Input rows
+-------+

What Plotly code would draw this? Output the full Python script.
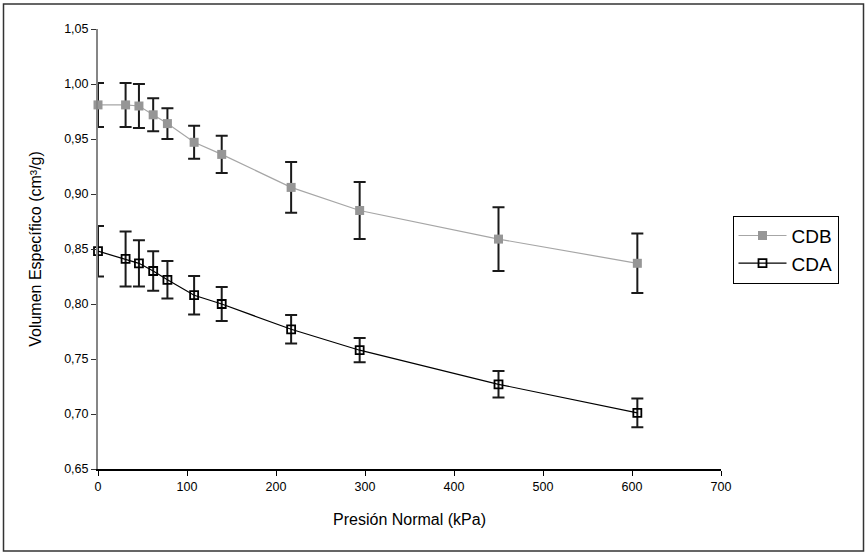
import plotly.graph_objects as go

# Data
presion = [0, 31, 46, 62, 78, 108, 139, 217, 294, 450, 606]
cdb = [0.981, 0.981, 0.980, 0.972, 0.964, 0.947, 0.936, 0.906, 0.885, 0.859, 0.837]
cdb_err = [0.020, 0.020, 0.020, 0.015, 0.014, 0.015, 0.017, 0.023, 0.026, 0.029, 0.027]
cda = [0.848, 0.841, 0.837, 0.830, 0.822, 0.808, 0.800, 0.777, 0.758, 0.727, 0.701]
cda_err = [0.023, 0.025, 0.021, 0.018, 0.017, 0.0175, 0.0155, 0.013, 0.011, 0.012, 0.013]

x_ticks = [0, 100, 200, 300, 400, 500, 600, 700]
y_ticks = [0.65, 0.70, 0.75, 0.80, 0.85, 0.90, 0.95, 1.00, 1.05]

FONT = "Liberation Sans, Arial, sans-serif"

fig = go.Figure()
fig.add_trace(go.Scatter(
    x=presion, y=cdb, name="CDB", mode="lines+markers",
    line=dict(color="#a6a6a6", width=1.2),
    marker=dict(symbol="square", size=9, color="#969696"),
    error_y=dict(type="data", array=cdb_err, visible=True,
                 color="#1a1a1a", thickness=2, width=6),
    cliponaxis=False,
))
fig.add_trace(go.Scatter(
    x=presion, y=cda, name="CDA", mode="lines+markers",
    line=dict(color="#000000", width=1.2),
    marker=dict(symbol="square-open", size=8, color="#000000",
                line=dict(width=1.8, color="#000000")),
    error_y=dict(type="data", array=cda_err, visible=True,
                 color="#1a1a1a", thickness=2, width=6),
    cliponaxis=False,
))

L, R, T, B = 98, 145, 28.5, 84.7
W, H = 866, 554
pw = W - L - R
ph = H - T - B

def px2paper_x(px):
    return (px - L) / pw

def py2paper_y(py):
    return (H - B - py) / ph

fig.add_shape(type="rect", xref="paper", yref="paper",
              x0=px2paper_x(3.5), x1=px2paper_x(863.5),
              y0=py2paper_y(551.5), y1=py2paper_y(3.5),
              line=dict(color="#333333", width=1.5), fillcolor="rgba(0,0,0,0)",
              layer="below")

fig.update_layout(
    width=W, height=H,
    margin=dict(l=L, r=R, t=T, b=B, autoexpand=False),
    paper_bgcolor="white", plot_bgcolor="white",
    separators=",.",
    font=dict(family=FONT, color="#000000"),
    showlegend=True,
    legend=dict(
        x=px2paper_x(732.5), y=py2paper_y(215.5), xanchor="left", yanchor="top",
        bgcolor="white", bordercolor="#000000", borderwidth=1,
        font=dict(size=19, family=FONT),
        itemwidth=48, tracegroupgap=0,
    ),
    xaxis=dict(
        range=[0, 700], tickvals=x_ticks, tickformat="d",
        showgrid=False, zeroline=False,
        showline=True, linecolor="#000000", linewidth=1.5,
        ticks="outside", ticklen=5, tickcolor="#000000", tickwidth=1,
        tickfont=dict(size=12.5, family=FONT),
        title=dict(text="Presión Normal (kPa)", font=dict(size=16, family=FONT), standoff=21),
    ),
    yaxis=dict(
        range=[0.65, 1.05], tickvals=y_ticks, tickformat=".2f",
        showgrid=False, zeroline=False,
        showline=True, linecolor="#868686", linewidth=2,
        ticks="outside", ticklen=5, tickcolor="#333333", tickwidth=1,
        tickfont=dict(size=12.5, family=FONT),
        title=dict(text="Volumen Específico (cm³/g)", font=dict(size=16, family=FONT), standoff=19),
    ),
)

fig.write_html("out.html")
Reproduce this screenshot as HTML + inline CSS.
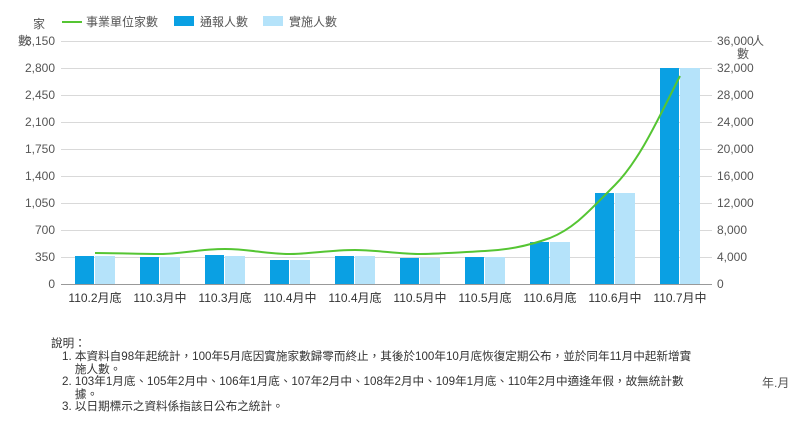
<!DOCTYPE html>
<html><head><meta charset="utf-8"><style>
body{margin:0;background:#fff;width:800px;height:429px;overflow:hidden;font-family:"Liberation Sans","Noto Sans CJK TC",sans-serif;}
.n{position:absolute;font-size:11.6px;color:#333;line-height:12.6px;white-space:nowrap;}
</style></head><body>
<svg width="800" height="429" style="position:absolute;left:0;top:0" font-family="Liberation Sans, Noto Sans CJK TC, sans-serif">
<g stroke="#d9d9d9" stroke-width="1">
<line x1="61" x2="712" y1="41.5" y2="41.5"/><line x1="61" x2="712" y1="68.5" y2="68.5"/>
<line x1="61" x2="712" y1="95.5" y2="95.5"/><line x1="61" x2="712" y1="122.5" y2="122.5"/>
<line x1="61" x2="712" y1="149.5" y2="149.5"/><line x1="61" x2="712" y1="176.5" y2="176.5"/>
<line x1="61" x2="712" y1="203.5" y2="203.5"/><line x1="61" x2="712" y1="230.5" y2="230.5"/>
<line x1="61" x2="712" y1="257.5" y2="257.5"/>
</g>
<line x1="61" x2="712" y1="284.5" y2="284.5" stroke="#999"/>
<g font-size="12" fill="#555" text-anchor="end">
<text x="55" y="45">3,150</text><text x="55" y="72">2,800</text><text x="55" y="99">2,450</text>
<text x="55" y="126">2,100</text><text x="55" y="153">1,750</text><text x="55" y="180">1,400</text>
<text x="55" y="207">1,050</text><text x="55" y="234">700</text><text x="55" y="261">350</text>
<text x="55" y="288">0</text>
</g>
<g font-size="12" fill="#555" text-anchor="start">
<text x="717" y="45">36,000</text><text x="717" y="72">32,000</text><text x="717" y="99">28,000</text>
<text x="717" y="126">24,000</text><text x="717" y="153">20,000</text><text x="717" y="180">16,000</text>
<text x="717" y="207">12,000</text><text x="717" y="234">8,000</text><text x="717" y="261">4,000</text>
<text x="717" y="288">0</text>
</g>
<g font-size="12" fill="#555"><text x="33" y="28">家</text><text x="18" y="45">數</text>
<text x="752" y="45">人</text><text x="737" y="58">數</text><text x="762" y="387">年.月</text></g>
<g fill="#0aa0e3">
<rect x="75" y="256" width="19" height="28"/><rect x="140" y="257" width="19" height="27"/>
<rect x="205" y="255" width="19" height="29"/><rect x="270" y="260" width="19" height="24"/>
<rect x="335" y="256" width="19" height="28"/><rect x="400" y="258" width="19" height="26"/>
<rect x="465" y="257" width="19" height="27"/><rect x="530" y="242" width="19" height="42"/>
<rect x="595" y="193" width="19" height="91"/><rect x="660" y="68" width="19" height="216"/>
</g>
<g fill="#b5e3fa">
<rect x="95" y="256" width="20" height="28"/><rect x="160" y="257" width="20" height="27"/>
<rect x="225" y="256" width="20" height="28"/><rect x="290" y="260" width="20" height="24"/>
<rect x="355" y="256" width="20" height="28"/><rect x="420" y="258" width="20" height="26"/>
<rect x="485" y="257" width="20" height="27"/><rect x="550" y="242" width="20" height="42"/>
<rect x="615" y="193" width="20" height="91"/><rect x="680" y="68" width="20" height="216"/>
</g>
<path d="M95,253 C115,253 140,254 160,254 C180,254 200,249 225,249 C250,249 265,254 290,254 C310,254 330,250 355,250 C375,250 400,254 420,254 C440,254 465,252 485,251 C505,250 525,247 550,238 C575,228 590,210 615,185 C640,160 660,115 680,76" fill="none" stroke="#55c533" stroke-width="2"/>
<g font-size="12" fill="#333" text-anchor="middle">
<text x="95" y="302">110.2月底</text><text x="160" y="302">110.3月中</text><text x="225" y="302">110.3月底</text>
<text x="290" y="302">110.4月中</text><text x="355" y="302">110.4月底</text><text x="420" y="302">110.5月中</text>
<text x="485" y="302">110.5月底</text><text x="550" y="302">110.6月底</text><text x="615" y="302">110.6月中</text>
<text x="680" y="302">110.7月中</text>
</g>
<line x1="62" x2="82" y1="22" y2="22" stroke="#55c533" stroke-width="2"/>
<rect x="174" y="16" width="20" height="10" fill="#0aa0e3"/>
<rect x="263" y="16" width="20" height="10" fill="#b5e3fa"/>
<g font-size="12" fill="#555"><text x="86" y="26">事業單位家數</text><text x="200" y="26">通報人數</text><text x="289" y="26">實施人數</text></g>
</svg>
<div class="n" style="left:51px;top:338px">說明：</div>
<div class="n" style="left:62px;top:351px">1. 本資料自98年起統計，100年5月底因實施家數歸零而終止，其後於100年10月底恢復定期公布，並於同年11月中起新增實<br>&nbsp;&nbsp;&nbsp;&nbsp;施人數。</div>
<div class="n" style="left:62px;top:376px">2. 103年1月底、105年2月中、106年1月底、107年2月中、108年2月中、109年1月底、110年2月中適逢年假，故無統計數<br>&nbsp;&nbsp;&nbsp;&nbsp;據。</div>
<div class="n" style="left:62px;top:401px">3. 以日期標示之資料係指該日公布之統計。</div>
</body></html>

+-------+

Task statement
Write out each line of the listing above, exactly, from its first line to the line holding "import plotly.graph_objects as go", inclusive. Skip the pictures.

Response to this task
What Plotly code would draw this? Output the full Python script.
import plotly.graph_objects as go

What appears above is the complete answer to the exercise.